On the last night of the council, we had a fire circle.  We each spoke of the original covenants that underlie medicine, the covenants that we had made and that our peoples had made and the necessity to live according to these covenants again.  We were invigorated by knowing we could each practice medicines that truly heal.  Western medicine, non-western medicine and indigenous healing became a unified compassionate response to the suffering of all beings.  We had gathered enough evidence from our own histories and from our common experiences to trust in the possibilities of a medicine that does no harm to people or to the earth.  We gathered the courage to live accordingly as patients and as medicine/medical people.  We began to imagine the formerly unimaginable – that the deadly radiation that is decimating Native American land everywhere in North America and so many war-ravaged and nuclear oriented countries might be transformed as R. was also transformed, by sacred means we do not dare to understand yet.

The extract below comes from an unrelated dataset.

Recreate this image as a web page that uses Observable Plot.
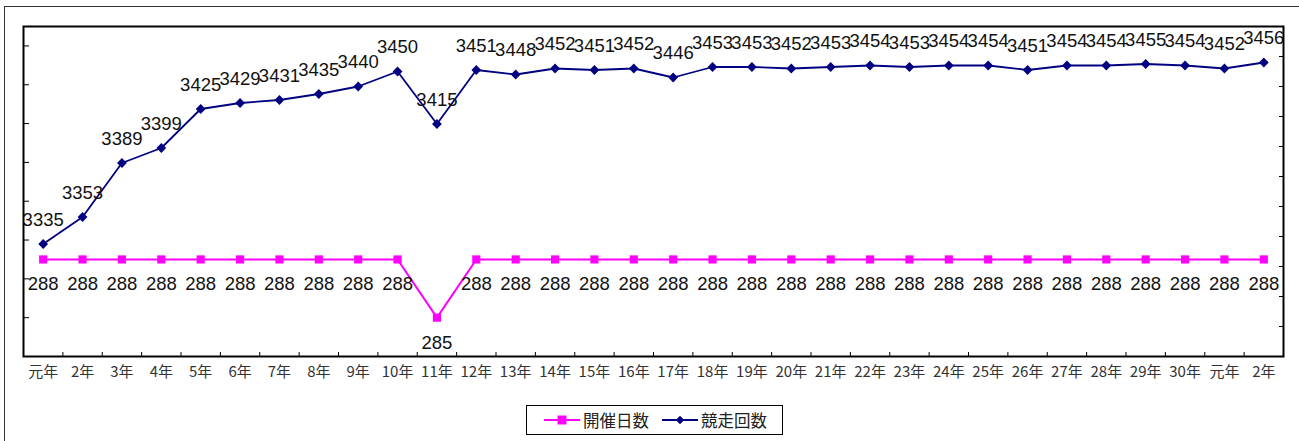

“We met in the kitchen and had snacks and fellowship.  We went to bed.  And then I woke up, stood out of the bed, took a shower, got Nuesha dressed, went to Carol’s for coffee. …On the way to Deena’s I realized I had woken and stood and showered and got Nuesha dressed and was awake and alert and DID NOT HURT ANYWHERE.  I had no pain.  It was odd how the absence of pain felt. Empty, but good.  I did not, and still don’t have a slight limp from my hips aching so.  I didn’t, and still don’t, have to coax my hands into movement.  I didn’t, and still don’t have to slowly make sure my spine will hold me.  I had no pain.  And Jeff was obviously relieved, and rested.  Nuesha was in a good mood.  And so we went, looking at everything in a light that came from inside.  I stopped in my tracks when I realized we were at peace with the day.”

We pray that the work of ReVisioning Medicine will continue and expand for the sake of all people and beings.